Simone nous accompagne, le chauffeur devant la déposer dans son village et elle continue en route à nous donner des informations passionnantes et instructives au gré des cités que nous traversons ou longeons.

A propos des communes de Waldersbach et de Fouday, elle nous parle du pasteur humaniste Jean-Frédéric Oberlin (1740-1826), figure vénérée en Alsace, précurseur des écoles maternelles. Le pasteur Oberlin est l’initiateur de nombreuses œuvres sociales, cherchant à améliorer en permanence la vie des habitants, favorisant la construction de routes, la création de caisses de prêt, le développement de l’agriculture et de l’artisanat ou de l’industrie textile par l’apport de métiers à tisser. Surtout, ardent partisan de l’éducation par le jeu, il s’illustre par la création des « poêles à tricoter », ancêtres des écoles maternelles. Il confie ces petites écoles à des « conductrices de la tendre enfance », premières femmes rémunérées, qui pratiquent une pédagogie de l’éveil. Il fut inhumé au cimetière de Fouday.

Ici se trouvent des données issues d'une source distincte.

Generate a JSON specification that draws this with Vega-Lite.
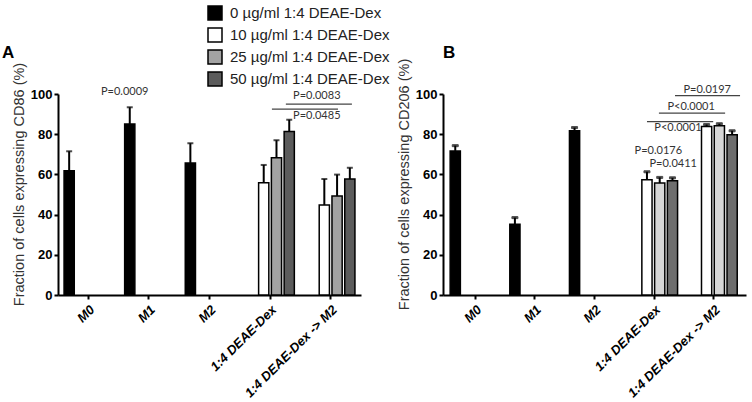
{
  "$schema": "https://vega.github.io/schema/vega-lite/v6.json",
  "padding": {"left": 2, "top": 5, "right": 5, "bottom": 2},
  "config": {
    "view": {"stroke": null},
    "font": "Liberation Sans",
    "axis": {
      "domainColor": "black", "domainWidth": 2, "tickColor": "black", "tickWidth": 2, "tickSize": 4,
      "grid": false, "labelColor": "black", "labelFont": "Liberation Sans", "labelFontWeight": "bold",
      "titleFontWeight": "normal", "titleColor": "#333", "titleFont": "Liberation Sans", "titleFontSize": 14.5
    },
    "title": {"font": "Liberation Sans", "fontSize": 17, "fontWeight": "bold", "anchor": "start", "color": "black", "frame": "group"}
  },
  "datasets": {
    "cd86": [
      {"group": "M0", "dose": "0 µg/ml 1:4 DEAE-Dex", "mean": 61.8, "upper": 71.5},
      {"group": "M1", "dose": "0 µg/ml 1:4 DEAE-Dex", "mean": 85.1, "upper": 93.4},
      {"group": "M2", "dose": "0 µg/ml 1:4 DEAE-Dex", "mean": 65.7, "upper": 75.5},
      {"group": "1:4 DEAE-Dex", "dose": "10 µg/ml 1:4  DEAE-Dex", "mean": 55.9, "upper": 64.7},
      {"group": "1:4 DEAE-Dex", "dose": "25 µg/ml 1:4 DEAE-Dex", "mean": 68.3, "upper": 77.0},
      {"group": "1:4 DEAE-Dex", "dose": "50 µg/ml 1:4 DEAE-Dex", "mean": 81.4, "upper": 87.2},
      {"group": "1:4 DEAE-Dex -> M2", "dose": "10 µg/ml 1:4  DEAE-Dex", "mean": 44.8, "upper": 57.7},
      {"group": "1:4 DEAE-Dex -> M2", "dose": "25 µg/ml 1:4 DEAE-Dex", "mean": 49.3, "upper": 59.9},
      {"group": "1:4 DEAE-Dex -> M2", "dose": "50 µg/ml 1:4 DEAE-Dex", "mean": 57.7, "upper": 63.3}
    ],
    "cd206": [
      {"group": "M0", "dose": "0 µg/ml 1:4 DEAE-Dex", "mean": 71.7, "upper": 74.3},
      {"group": "M1", "dose": "0 µg/ml 1:4 DEAE-Dex", "mean": 35.2, "upper": 38.5},
      {"group": "M2", "dose": "0 µg/ml 1:4 DEAE-Dex", "mean": 81.7, "upper": 83.3},
      {"group": "1:4 DEAE-Dex", "dose": "10 µg/ml 1:4  DEAE-Dex", "mean": 57.3, "upper": 61.3},
      {"group": "1:4 DEAE-Dex", "dose": "25 µg/ml 1:4 DEAE-Dex", "mean": 55.7, "upper": 58.5},
      {"group": "1:4 DEAE-Dex", "dose": "50 µg/ml 1:4 DEAE-Dex", "mean": 56.8, "upper": 58.3},
      {"group": "1:4 DEAE-Dex -> M2", "dose": "10 µg/ml 1:4  DEAE-Dex", "mean": 83.8, "upper": 84.8},
      {"group": "1:4 DEAE-Dex -> M2", "dose": "25 µg/ml 1:4 DEAE-Dex", "mean": 84.2, "upper": 85.2},
      {"group": "1:4 DEAE-Dex -> M2", "dose": "50 µg/ml 1:4 DEAE-Dex", "mean": 79.7, "upper": 81.7}
    ],
    "textA": [
      {"pos": 1.10, "val": 101, "label": "P=0.0009"},
      {"pos": 4.27, "val": 99, "label": "P=0.0083"},
      {"pos": 4.27, "val": 89, "label": "P=0.0485"}
    ],
    "linesA": [
      {"pos": 3.76, "pos2": 4.85, "val": 95},
      {"pos": 3.53, "pos2": 4.62, "val": 92.5}
    ],
    "textB": [
      {"pos": 4.43, "val": 101.8, "label": "P=0.0197"},
      {"pos": 4.16, "val": 93.5, "label": "P<0.0001"},
      {"pos": 3.94, "val": 83, "label": "P<0.0001"},
      {"pos": 3.61, "val": 71.7, "label": "P=0.0176"},
      {"pos": 3.86, "val": 65, "label": "P=0.0411"}
    ],
    "linesB": [
      {"pos": 3.89, "pos2": 4.98, "val": 99.2},
      {"pos": 3.62, "pos2": 4.73, "val": 90.5},
      {"pos": 3.42, "pos2": 4.53, "val": 86.3}
    ]
  },
  "hconcat": [
    {
      "title": {"text": "A", "dx": -56, "offset": 0},
      "width": 303,
      "height": 201,
      "resolve": {"scale": {"x": "independent", "y": "independent"}},
      "layer": [
        {
          "layer": [
            {
              "mark": {"type": "bar", "stroke": "black", "strokeWidth": 1.5},
              "encoding": {
                "fill": {"field": "dose", "type": "nominal",
                  "scale": {"domain": ["0 µg/ml 1:4 DEAE-Dex", "10 µg/ml 1:4  DEAE-Dex", "25 µg/ml 1:4 DEAE-Dex", "50 µg/ml 1:4 DEAE-Dex"],
                            "range": ["#000000", "#ffffff", "#a3a3a3", "#5c5c5c"]},
                  "legend": {"title": null, "orient": "none", "legendX": 149, "legendY": -89, "padding": 0,
                    "symbolType": "square", "symbolSize": 196, "symbolStrokeColor": "black", "symbolStrokeWidth": 1.5,
                    "labelFontSize": 15, "labelFont": "Liberation Sans", "labelColor": "#222", "labelOffset": 7,
                    "rowPadding": 2, "labelLimit": 300}},
                "y": {"field": "mean", "type": "quantitative"}
              }
            },
            {
              "mark": {"type": "rule", "color": "black", "strokeWidth": 2},
              "encoding": {
                "y": {"field": "mean", "type": "quantitative"},
                "y2": {"field": "upper"}
              }
            },
            {
              "mark": {"type": "tick", "color": "black", "thickness": 2, "size": 6},
              "encoding": {
                "y": {"field": "upper", "type": "quantitative"}
              }
            }
          ],
          "data": {"name": "cd86"},
          "encoding": {
            "x": {"field": "group", "type": "nominal", "title": null,
              "scale": {"domain": ["M0", "M1", "M2", "1:4 DEAE-Dex", "1:4 DEAE-Dex -> M2"], "paddingInner": 0.2, "paddingOuter": 0.1},
              "axis": {"labelAngle": -45, "labelFontStyle": "italic", "labelFontSize": 13, "labelPadding": 4}},
            "xOffset": {"field": "dose", "type": "nominal",
              "scale": {"domain": ["0 µg/ml 1:4 DEAE-Dex", "10 µg/ml 1:4  DEAE-Dex", "25 µg/ml 1:4 DEAE-Dex", "50 µg/ml 1:4 DEAE-Dex"], "paddingInner": 0.2, "paddingOuter": 0}},
            "y": {"type": "quantitative", "scale": {"domain": [0, 100], "nice": false},
              "axis": {"values": [0, 20, 40, 60, 80, 100], "labelOverlap": false, "title": "Fraction of cells expressing CD86 (%)", "labelFontSize": 13, "labelPadding": 2, "titleY": 90, "titlePadding": 4}}
          }
        },
        {
          "data": {"name": "linesA"},
          "mark": {"type": "rule", "color": "#444", "strokeWidth": 1.2},
          "encoding": {
            "x": {"field": "pos", "type": "quantitative", "scale": {"domain": [0, 5], "nice": false, "zero": false}, "axis": null},
            "x2": {"field": "pos2"},
            "y": {"field": "val", "type": "quantitative", "scale": {"domain": [0, 100], "nice": false}, "axis": null}
          }
        },
        {
          "data": {"name": "textA"},
          "mark": {"type": "text", "font": "Lato", "fontSize": 11, "color": "#333", "baseline": "middle"},
          "encoding": {
            "x": {"field": "pos", "type": "quantitative", "scale": {"domain": [0, 5], "nice": false, "zero": false}, "axis": null},
            "y": {"field": "val", "type": "quantitative", "scale": {"domain": [0, 100], "nice": false}, "axis": null},
            "text": {"field": "label"}
          }
        }
      ]
    },
    {
      "title": {"text": "B", "dx": 0, "offset": -4},
      "width": 303,
      "height": 201,
      "resolve": {"scale": {"x": "independent", "y": "independent"}},
      "layer": [
        {
          "layer": [
            {
              "mark": {"type": "bar", "stroke": "black", "strokeWidth": 1.5},
              "encoding": {
                "color": {"field": "dose", "type": "nominal", "legend": null,
                  "scale": {"domain": ["0 µg/ml 1:4 DEAE-Dex", "10 µg/ml 1:4  DEAE-Dex", "25 µg/ml 1:4 DEAE-Dex", "50 µg/ml 1:4 DEAE-Dex"],
                            "range": ["#000000", "#ffffff", "#d6d6d6", "#6e6e6e"]}},
                "y": {"field": "mean", "type": "quantitative"}
              }
            },
            {
              "mark": {"type": "rule", "stroke": "black", "strokeWidth": 2},
              "encoding": {
                "y": {"field": "mean", "type": "quantitative"},
                "y2": {"field": "upper"}
              }
            },
            {
              "mark": {"type": "tick", "stroke": "black", "fill": "black", "thickness": 2, "size": 6},
              "encoding": {
                "y": {"field": "upper", "type": "quantitative"}
              }
            }
          ],
          "data": {"name": "cd206"},
          "encoding": {
            "x": {"field": "group", "type": "nominal", "title": null,
              "scale": {"domain": ["M0", "M1", "M2", "1:4 DEAE-Dex", "1:4 DEAE-Dex -> M2"], "paddingInner": 0.16, "paddingOuter": 0.12},
              "axis": {"labelAngle": -45, "labelFontStyle": "italic", "labelFontSize": 13, "labelPadding": 4}},
            "xOffset": {"field": "dose", "type": "nominal",
              "scale": {"domain": ["0 µg/ml 1:4 DEAE-Dex", "10 µg/ml 1:4  DEAE-Dex", "25 µg/ml 1:4 DEAE-Dex", "50 µg/ml 1:4 DEAE-Dex"], "paddingInner": 0.26, "paddingOuter": 0}},
            "y": {"type": "quantitative", "scale": {"domain": [0, 100], "nice": false},
              "axis": {"values": [0, 20, 40, 60, 80, 100], "labelOverlap": false, "title": "Fraction of cells expressing CD206 (%)", "labelFontSize": 13, "labelPadding": 2, "titleY": 90, "titlePadding": 4}}
          }
        },
        {
          "data": {"name": "linesB"},
          "mark": {"type": "rule", "color": "#444", "strokeWidth": 1.2},
          "encoding": {
            "x": {"field": "pos", "type": "quantitative", "scale": {"domain": [0, 5.08], "nice": false, "zero": false}, "axis": null},
            "x2": {"field": "pos2"},
            "y": {"field": "val", "type": "quantitative", "scale": {"domain": [0, 100], "nice": false}, "axis": null}
          }
        },
        {
          "data": {"name": "textB"},
          "mark": {"type": "text", "font": "Lato", "fontSize": 11, "color": "#333", "baseline": "middle"},
          "encoding": {
            "x": {"field": "pos", "type": "quantitative", "scale": {"domain": [0, 5.08], "nice": false, "zero": false}, "axis": null},
            "y": {"field": "val", "type": "quantitative", "scale": {"domain": [0, 100], "nice": false}, "axis": null},
            "text": {"field": "label"}
          }
        }
      ]
    }
  ],
  "spacing": 35
}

Arrivant vers Mutzig, Simone nous rappelle que le fort de Mutzig est le premier fort souterrain, construit par l’empereur Guillaume II à partir de 1893 pour éviter que les Français ne reprennent l’Alsace. Il représente 40 000 m² de souterrain et 6000 soldats allemands abrités dans le fort et pouvant y vivre en complète autarcie ont repoussé les troupes françaises en 1914. On peut apercevoir l’antenne du centre d’écoute, car aujourd’hui une partie du centre, non ouverte aux visites et placée sous protection militaire, est utilisée pour l’interception des communications satellites.

Puis nous arrivons à Dorlisheim, où nous revenons sur la première étape de notre voyage en Alsace. En effet c’est dans ce village que fut assemblée la voiture la plus chère et la plus luxueuse du monde, la Bugatti Chiron ; et c’est dans le cimetière de Dorlisheim que reposent plusieurs membres de la famille Bugatti, dans le caveau Bugatti. La boucle est bouclée !

Nous remercions Simone pour la qualité de sa prestation de guide, ses convictions et son savoir qu’elle a su nous faire partager. Elle nous quitte en nous offrant ce dicton cher aux Alsaciens : « Les Alsaciens ont l’art de travailler des Allemands et l’art de vivre des Français ». 

Le retour pour Dijon est alors engagé et se déroule sans encombre. Après un changement de chauffeur à Dole, nous parvenons à destination entre 21h 15 et 22h selon le lieu de dépôt des participants.

Nous gardons tous un souvenir fort agréable de ce séjour, tous les sens ravis par les couleurs, les images et les saveurs découvertes et le cœur rempli de l’émotion et du respect dû au camp du Struthof et à ses nombreux détenus, dont certains faisaient partie de nos familles.